Features are known to have included lakes, kitchen garden and a fishpond. Norman Shaw made alterations to the house in the 1890s and Edwin Lutyens re-modelled the drawing room. The house was divided into six properties in 1971. The current status of the site is not known, though some features clearly survive.
- House (featured building)
- Now Divided
- Earliest Date:
- Latest Date:
Framfield Place was built in 1765. Alterations and additions have been made since that time, notably by Norman Shaw and Edwin Lutyens.
The following material was contributed by Tom Baxendale 21/07/2015:
This house, built about 1765, and the adjoining estate, were the property of the Rideout family in the 18th century. The Rev. Richard Rideout sold the house and estate in 1817 to Alexander Donovan, later a Gentleman of the Bedchamber to King William IV and High Sheriff of Sussex in 1832.
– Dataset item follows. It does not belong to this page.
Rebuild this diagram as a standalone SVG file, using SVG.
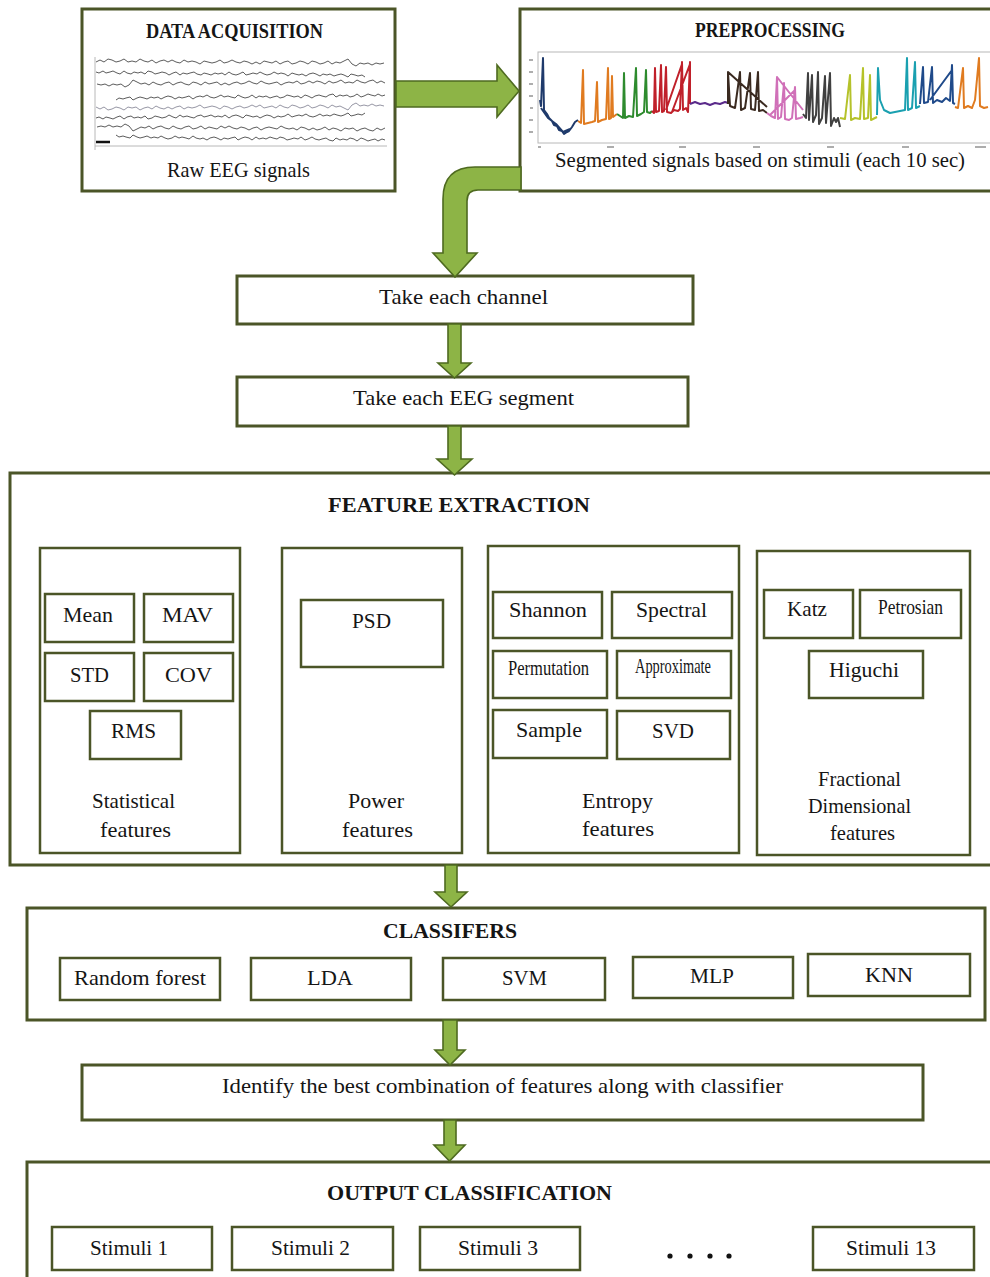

Alexander Donovan made alterations to the house, a print and description of which appeared in Horsefield's ‘History and Antiquities of the Environs of Lewes' (1832) together with a catalogue of Mr. Donovan's extensive picture collection. He died in 1846, being succeeded by his son Alexander Donovan junior, who altered the house in 1847 (Kelly's Directory of Sussex 1895) including creating an elegant new drawing room facing the lake to the west.
Following the death of Alexander junior in 1886, his widow and daughters did not wish to continue at Framfield. The house and estate (826 acres at the Parliamentary Return of Owners of Land 1872) were sold to Francis Hugh Baxendale in 1890 (together with pictures, books and larger furniture), he and his family having occupied the house on a trial basis since 1887. Frank Baxendale's uncle and aunt, Mr. and Mrs. Joseph Hornby Baxendale, had been long term friends of the Donovans and annual visitors to Framfield; hence no doubt the purchaser introduction.
Frank Baxendale employed R. Norman Shaw RA, who had built Greenham Lodge, Newbury for Lloyd Baxendale (Frank's father) in 1879-82, to further alter and enlarge Framfield Place. Alterations included joining the former morning room and library into a new drawing room - subsequently decorated by Shaw's protégé, the young Edwin Lutyens about 1892, and adding a billiard room.
Frank Baxendale died in 1918, leaving house and estate to his eldest son Captain Guy Vernon Baxendale, who, with his family, lived there until his death in 1969. Two of his sons, Joseph and David, were killed in action during World War 2. Their names are on the Framfield War Memorial tablet.
The house and estate were advertised for sale in 1939-40 as Guy wished to move to Greenham Lodge following the death of his uncle Harry Baxendale in 1937. But only Arches Manor, part of the estate, was actually sold.
An enemy bomb dropped nearby in World War 2 altered the underlying geological structure causing drainage of the lake, leaving it choked with reeds and bulrushes.
Guy's remaining son, Major William Lloyd (known as John) Baxendale lived with his family at Hailwell House on the estate, adjoining the walled garden, until his death in 1982, having sold Framfield Place in 1977. The house was divided, following its sale, into six dwellings, and the stable block into two more (since united into one). The grounds have since been much altered and extend to only 11 acres. The remainder of the estate was sold around 1991, except Hailwell House, which was sold after the death of Major Baxendale's widow in 2010.
The following material was contributed by Sussex Gardens Trust 25/06/2015:
Sales particulars for Framfield Place are lodged in the East Sussex Record Office (The Keep, Brighton). However, it can be assumed that the estate was not sold as Francis Hugh Baxendale died there in 1918. His son, Captain Guy Vernon Baxendale is subsequently listed as living there. During this period, the lake was full of water until the war, when according to Guy Vernon Baxendale (family information), a bomb altered the underlying geological structure which drained it, leaving it full of reeds and bullrushes.
Guy Vernon Baxendale had three sons, two of whom, Joseph and David, died in World War 2 and are listed on the Framfield War Memorial tablet. Guy's remaining son, Major William Lloyd John Baxendale lived at Hailwell House on the estate until his death in 1982. The estate remained in the family until the 1970s, and Hailwell House was only recently sold.
There are sales particulars for the estate dated 1939 but it wasn't sold (family information). Guy Vernon Baxendale was the owner at that time and had expressed a desire to move to what had been his grandparents' house, Greenham Lodge at Greenham near Newbury in about 1939. The advent of the war and his eldest son's death must have changed his mind, and hence the estate remained within the family.
The grounds have been much altered since the sale of the main house in 1977. Framfield Place remains divided but in excellent condition. The grounds extend to 11 acres.